FM Jean-Yves Le Drian makes phone calls to Lebanese president, acting PM and parliament speaker; urges them to end ‘blockage,’ form government
By Agencies
An anti-government protester holds a placard, as she looks at a Lebanese army soldier, during a protest against the political leadership they blame for the economic and financial crisis, near the presidential palace in Baabda, east of Beirut, Lebanon, March. 27, 2021. (Bilal Hussein/AP)
PARIS — France’s foreign minister has cranked up pressure on Lebanese leaders to form a government, urging them in personal phone calls toward an immediate halt to what he called “deliberate obstruction” that’s driving the country toward collapse.
Jean-Yves Le Drian called Lebanese President Michel Aoun, acting Prime Minister Saad Hariri and parliament speaker Nabih Berri and deplored the seven months of political stalemate that are worsening Lebanon’s economic crisis, according to a statement from the foreign minister’s office Monday.
“The deliberate obstruction of any prospect of an exit from the crisis… by demands that are unreasonable and out-of-date, must immediately halt,” the statement said. “The time has come to strengthen pressure” to end the blockage, it added.
“He reminded them that all of Lebanon’s political parties bore all the responsibility for this impasse,” the ministry said.
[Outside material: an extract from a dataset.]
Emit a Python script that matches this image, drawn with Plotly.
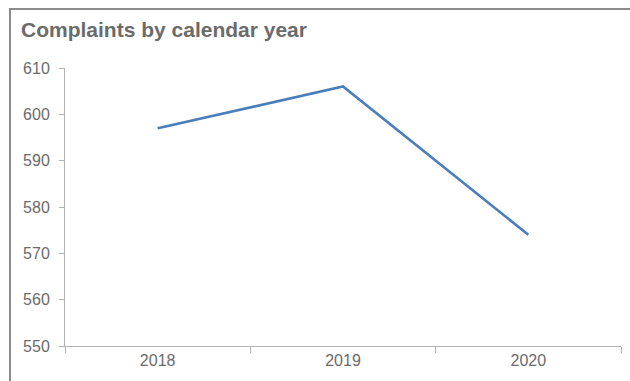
import plotly.graph_objects as go

years = ["2018", "2019", "2020"]
complaints = [597, 606, 574]

axis_grey = "#b3b3b3"
text_grey = "#6b6b6b"

fig = go.Figure()
fig.add_trace(go.Scatter(
    x=years,
    y=complaints,
    mode="lines",
    line=dict(color="#4a7ebb", width=2.6),
    hoverinfo="x+y",
))

fig.update_layout(
    width=630,
    height=381,
    margin=dict(l=65, r=9, t=68, b=35),
    paper_bgcolor="white",
    plot_bgcolor="white",
    showlegend=False,
    font=dict(family="Liberation Sans, Arial, sans-serif", color=text_grey, size=16),
    title=dict(
        text="<b>Complaints by calendar year</b>",
        x=21 / 630,
        xanchor="left",
        xref="container",
        y=1 - 30 / 381,
        yanchor="middle",
        yref="container",
        font=dict(size=21, color=text_grey),
    ),
    xaxis=dict(
        type="category",
        range=[-0.5, 2.5],
        tickson="boundaries",
        ticks="outside",
        ticklen=6,
        tickcolor=axis_grey,
        showline=True,
        linecolor=axis_grey,
        linewidth=1,
        showgrid=False,
        zeroline=False,
        tickfont=dict(size=16, color=text_grey),
    ),
    yaxis=dict(
        range=[550, 610],
        dtick=10,
        ticks="outside",
        ticklen=5,
        tickcolor=axis_grey,
        showline=True,
        linecolor=axis_grey,
        linewidth=1,
        showgrid=False,
        zeroline=False,
        ticklabelstandoff=6,
        tickfont=dict(size=16, color=text_grey),
    ),
    shapes=[
        dict(
            type="rect",
            xref="paper",
            yref="paper",
            x0=(10 - 65) / 556,
            x1=1.2,
            y0=-0.4,
            y1=1 + (68 - 9) / 278,
            line=dict(color="#8c8c8c", width=2),
            fillcolor="rgba(0,0,0,0)",
            layer="below",
        )
    ],
)

fig.write_html("out.html")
The Lebanese economy is in freefall, with parliament approving Monday an emergency funding package simply to keep the lights on after one of the country’s largest power plants ran out of fuel.
More than half the population lives in poverty, according to the United Nations, and protests flared again this month by a population fed up with a ruling elite lambasted as inefficient and corrupt.
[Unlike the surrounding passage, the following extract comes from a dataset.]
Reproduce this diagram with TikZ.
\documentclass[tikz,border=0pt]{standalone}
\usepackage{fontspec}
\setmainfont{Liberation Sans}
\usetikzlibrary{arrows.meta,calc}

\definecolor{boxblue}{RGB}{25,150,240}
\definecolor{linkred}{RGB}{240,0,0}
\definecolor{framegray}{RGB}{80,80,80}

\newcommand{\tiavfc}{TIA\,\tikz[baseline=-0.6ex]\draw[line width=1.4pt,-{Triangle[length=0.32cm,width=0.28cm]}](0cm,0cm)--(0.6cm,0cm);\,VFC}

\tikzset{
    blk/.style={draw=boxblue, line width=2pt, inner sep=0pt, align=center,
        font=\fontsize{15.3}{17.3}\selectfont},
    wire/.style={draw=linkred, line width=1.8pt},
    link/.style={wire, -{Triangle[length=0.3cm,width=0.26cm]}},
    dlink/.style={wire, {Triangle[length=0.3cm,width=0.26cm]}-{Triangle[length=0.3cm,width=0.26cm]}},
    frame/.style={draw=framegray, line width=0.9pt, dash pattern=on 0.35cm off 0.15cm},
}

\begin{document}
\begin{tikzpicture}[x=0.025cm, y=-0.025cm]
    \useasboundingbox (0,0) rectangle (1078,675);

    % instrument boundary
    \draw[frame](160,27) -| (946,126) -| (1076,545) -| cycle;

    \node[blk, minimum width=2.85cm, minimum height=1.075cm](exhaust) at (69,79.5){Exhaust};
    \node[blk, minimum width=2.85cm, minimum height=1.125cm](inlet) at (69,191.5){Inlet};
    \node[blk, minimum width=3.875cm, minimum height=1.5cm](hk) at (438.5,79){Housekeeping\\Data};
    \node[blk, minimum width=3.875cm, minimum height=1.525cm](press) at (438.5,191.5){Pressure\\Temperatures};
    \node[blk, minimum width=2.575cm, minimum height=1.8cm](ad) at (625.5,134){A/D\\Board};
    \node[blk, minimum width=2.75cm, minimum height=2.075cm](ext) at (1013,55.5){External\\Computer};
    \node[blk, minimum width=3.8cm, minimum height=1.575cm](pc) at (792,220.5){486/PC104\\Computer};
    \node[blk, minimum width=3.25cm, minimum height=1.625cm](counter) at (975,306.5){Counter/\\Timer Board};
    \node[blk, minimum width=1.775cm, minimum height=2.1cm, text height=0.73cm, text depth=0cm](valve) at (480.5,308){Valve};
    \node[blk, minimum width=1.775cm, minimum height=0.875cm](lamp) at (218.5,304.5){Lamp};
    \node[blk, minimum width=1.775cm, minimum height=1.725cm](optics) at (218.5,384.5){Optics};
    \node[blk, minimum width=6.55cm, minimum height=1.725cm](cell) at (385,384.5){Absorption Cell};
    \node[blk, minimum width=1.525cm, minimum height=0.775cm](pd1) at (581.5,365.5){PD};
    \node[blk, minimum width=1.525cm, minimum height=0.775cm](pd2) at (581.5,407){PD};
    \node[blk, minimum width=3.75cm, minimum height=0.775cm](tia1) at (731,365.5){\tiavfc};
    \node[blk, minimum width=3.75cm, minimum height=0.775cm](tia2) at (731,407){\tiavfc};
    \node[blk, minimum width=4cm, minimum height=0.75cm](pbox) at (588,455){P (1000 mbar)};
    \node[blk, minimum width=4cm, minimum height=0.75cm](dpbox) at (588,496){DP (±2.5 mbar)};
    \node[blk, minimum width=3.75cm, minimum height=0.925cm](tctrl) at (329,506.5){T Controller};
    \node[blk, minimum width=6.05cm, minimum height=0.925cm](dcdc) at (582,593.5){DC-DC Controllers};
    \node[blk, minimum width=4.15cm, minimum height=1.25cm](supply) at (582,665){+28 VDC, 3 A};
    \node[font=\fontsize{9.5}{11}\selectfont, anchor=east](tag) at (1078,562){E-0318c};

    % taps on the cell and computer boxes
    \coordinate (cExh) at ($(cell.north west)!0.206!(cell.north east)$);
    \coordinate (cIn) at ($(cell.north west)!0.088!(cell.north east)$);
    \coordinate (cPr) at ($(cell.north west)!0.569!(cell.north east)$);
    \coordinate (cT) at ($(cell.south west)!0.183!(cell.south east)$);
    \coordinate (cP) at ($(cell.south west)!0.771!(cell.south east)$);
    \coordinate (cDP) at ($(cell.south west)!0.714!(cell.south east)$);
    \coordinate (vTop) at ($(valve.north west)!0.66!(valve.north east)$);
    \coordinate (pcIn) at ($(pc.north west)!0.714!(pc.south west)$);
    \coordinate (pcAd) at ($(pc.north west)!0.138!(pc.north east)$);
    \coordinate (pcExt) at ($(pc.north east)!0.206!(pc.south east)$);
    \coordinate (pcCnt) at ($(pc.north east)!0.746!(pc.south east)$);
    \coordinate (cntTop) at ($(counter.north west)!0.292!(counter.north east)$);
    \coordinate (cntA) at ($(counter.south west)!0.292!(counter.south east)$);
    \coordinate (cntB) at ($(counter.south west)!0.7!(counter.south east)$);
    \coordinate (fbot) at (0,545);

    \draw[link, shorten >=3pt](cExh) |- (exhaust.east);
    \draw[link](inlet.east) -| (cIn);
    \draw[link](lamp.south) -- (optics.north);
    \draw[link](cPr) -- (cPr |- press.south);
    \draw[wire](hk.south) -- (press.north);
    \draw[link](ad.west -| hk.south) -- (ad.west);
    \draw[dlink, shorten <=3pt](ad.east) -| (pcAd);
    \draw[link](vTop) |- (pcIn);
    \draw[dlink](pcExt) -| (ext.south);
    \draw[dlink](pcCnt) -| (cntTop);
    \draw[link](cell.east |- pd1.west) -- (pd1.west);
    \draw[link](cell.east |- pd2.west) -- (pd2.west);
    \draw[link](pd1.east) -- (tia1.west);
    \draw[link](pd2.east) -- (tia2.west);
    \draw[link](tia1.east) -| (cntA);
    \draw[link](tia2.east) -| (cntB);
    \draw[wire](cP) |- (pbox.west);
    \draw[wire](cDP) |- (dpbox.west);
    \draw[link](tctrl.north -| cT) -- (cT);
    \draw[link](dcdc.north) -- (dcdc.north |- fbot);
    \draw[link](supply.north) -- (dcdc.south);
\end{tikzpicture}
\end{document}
“In this context, the deliberate obstructions to ending the crisis, in particular on the part of certain actors of the Lebanese political system with unreasonable demands dating from another era, must cease immediately,” the French ministry said.
Last week talks between Aoun and Hariri on the formation of a new Cabinet broke down.
Le Drian is also asking European counterparts to join the push for action.
Last year French President Emmanuel Macron proposed a road map to break the political stalemate in the former French protectorate. Macron has been pressing Lebanese politicians to form a Cabinet made up of non-partisan specialists that can work on urgent reforms to extract Lebanon from a financial crisis worsened by the Aug. 4 explosion that devastated Beirut.
Those efforts have led to nowhere as Lebanon’s politicians continue to bicker about the shape and size of a new Cabinet while the country is mired in the worst economic crisis in its modern history — a situation exacerbated by pandemic restrictions.